All lines featuring the string "this" are to be listed.
--- Begin Provided data ---
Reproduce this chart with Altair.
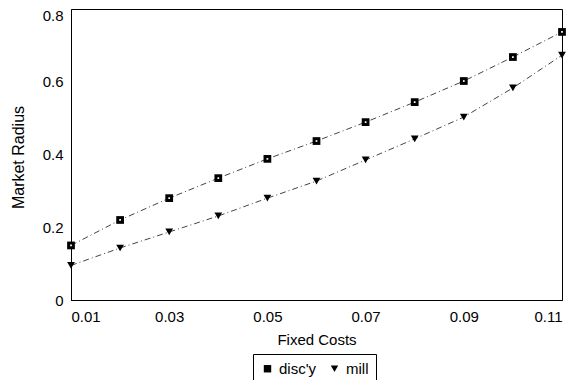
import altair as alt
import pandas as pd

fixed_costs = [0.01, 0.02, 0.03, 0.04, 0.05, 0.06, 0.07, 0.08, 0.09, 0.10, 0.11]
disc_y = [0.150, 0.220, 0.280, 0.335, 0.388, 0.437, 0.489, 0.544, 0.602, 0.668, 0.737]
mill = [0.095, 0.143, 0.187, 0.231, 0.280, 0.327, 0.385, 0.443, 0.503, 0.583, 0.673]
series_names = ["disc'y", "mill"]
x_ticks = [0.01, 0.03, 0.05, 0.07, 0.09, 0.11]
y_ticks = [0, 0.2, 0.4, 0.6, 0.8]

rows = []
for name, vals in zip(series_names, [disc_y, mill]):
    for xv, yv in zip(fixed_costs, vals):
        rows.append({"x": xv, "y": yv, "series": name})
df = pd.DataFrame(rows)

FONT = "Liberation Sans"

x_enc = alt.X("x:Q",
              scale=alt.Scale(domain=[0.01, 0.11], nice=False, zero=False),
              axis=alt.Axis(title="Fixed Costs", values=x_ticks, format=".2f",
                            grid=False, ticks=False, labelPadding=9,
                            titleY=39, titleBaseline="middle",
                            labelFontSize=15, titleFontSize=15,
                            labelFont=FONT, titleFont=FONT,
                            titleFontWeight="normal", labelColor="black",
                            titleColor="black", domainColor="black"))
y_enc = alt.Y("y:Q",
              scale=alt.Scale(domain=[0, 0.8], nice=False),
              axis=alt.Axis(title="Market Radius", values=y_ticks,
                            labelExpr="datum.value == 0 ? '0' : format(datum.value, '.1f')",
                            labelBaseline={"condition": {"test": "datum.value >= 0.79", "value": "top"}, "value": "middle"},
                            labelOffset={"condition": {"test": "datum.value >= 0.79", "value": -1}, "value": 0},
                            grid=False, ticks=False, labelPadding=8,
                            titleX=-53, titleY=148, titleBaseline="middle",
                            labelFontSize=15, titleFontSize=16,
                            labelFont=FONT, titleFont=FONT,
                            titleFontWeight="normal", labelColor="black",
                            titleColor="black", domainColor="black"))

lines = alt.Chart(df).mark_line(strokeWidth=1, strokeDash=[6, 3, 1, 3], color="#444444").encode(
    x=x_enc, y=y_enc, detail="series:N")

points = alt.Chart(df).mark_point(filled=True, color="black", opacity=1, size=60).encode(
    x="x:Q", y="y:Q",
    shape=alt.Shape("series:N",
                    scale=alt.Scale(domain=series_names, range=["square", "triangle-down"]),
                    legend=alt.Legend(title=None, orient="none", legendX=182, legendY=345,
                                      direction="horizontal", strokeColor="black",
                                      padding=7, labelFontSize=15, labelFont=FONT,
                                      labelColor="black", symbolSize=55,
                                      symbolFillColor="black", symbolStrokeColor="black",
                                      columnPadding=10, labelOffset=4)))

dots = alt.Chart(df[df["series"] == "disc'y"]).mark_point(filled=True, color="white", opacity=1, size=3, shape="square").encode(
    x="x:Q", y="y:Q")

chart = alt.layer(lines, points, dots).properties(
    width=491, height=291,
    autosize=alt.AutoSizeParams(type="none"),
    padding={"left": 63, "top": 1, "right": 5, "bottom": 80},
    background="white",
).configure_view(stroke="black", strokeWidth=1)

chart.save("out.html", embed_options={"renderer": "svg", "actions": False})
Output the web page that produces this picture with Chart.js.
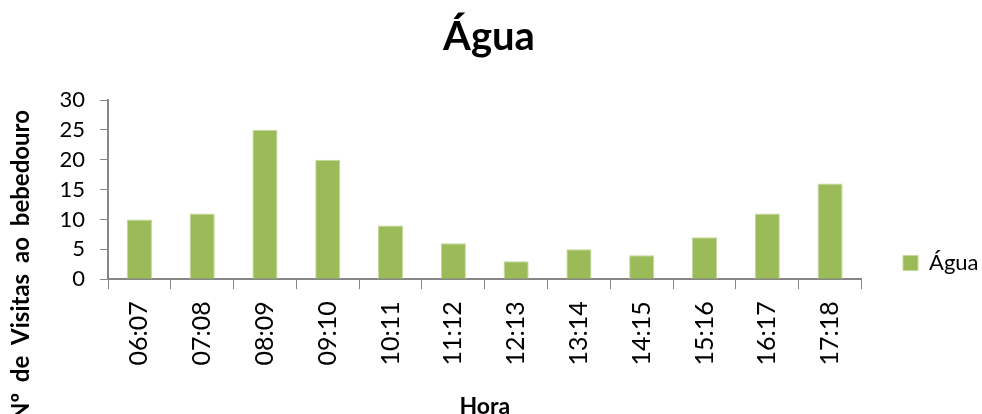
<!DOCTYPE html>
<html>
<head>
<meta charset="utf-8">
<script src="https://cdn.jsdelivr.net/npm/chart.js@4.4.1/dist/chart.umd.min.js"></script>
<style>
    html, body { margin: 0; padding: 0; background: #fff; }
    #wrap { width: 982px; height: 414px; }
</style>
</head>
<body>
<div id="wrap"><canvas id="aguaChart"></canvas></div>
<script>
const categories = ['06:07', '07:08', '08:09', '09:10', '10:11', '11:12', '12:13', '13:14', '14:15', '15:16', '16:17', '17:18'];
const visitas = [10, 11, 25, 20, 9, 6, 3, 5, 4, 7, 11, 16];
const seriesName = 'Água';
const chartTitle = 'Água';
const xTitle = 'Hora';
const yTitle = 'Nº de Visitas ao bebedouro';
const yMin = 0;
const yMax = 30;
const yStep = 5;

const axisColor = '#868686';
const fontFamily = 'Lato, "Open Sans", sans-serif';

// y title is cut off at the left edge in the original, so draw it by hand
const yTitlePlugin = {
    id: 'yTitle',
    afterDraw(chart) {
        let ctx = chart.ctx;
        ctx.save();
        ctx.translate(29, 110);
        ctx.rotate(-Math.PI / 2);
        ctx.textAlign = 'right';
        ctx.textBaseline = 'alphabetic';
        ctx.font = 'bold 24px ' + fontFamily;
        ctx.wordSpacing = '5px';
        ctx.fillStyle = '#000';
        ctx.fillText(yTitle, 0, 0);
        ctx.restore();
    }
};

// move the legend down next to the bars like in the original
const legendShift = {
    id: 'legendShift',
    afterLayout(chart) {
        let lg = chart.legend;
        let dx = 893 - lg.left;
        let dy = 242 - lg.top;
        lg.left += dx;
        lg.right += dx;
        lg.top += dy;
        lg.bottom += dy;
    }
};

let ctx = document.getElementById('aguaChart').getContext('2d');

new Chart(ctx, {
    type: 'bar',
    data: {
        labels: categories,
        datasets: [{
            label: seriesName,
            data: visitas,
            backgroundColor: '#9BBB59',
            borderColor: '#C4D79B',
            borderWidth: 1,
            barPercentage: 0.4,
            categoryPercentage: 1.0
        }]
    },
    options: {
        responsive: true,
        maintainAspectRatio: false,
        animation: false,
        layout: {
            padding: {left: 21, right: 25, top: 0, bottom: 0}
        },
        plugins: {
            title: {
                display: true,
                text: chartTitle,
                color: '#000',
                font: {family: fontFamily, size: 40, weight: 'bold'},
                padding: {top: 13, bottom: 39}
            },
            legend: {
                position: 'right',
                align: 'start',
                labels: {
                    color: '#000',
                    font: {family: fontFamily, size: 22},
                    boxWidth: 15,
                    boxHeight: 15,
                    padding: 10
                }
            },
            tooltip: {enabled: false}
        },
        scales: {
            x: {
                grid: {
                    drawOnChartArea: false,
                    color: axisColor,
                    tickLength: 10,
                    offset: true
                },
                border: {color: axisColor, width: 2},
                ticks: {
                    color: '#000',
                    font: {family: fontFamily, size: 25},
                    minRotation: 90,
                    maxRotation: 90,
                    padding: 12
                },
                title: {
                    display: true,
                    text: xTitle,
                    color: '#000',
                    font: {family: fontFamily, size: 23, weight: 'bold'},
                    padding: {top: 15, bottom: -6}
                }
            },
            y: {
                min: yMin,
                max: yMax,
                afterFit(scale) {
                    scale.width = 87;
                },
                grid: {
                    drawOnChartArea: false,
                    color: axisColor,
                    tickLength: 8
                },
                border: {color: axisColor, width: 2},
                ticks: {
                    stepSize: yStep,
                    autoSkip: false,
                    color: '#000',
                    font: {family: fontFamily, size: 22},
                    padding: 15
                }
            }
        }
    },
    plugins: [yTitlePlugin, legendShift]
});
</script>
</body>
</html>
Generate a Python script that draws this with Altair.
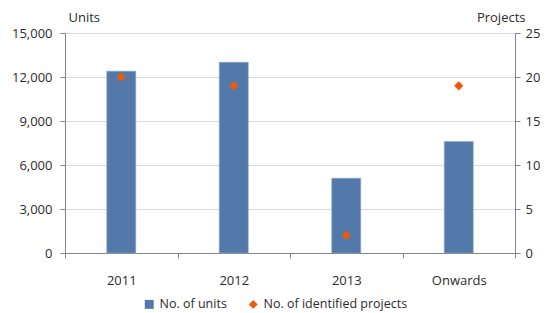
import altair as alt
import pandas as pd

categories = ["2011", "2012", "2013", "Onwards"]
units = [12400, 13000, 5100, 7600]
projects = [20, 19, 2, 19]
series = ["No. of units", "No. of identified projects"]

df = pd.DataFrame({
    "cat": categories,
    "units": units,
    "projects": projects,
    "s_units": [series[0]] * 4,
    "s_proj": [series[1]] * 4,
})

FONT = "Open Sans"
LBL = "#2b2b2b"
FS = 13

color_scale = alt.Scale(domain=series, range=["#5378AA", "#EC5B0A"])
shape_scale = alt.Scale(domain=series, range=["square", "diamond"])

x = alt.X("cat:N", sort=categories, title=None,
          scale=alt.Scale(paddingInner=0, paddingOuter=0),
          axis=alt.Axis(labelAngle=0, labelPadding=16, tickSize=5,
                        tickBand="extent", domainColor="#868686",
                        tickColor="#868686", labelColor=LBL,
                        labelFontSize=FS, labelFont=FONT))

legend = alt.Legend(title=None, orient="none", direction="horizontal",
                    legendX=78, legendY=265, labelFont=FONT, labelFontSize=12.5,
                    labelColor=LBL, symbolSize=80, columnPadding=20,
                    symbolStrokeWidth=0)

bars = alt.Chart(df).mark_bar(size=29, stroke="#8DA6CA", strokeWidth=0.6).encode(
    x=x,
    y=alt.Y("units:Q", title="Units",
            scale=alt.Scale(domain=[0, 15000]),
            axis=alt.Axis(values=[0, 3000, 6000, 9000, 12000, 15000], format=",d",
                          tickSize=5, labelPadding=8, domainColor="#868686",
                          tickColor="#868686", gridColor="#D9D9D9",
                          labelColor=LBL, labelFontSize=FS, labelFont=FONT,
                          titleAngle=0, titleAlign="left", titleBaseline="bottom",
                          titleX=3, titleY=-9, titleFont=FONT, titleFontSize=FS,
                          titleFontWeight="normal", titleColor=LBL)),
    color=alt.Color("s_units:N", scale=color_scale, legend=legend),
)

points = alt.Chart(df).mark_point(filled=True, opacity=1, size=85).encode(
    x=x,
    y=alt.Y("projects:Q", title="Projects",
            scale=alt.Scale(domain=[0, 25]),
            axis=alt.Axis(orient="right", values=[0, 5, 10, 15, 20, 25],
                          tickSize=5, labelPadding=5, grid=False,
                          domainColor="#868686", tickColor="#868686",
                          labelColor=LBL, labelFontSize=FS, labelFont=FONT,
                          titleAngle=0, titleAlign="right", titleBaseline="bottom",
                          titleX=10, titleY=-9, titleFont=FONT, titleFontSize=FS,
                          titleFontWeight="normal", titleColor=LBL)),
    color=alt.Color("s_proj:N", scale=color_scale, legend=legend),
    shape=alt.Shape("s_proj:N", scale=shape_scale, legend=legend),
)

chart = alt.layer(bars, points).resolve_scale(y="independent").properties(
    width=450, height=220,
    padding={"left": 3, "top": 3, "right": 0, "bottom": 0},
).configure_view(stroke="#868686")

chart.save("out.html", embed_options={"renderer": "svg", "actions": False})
--- End Provided data ---
▶ **The completed task**
Reproduce this chart with Altair.
Output the web page that produces this picture with Chart.js.
Generate a Python script that draws this with Altair.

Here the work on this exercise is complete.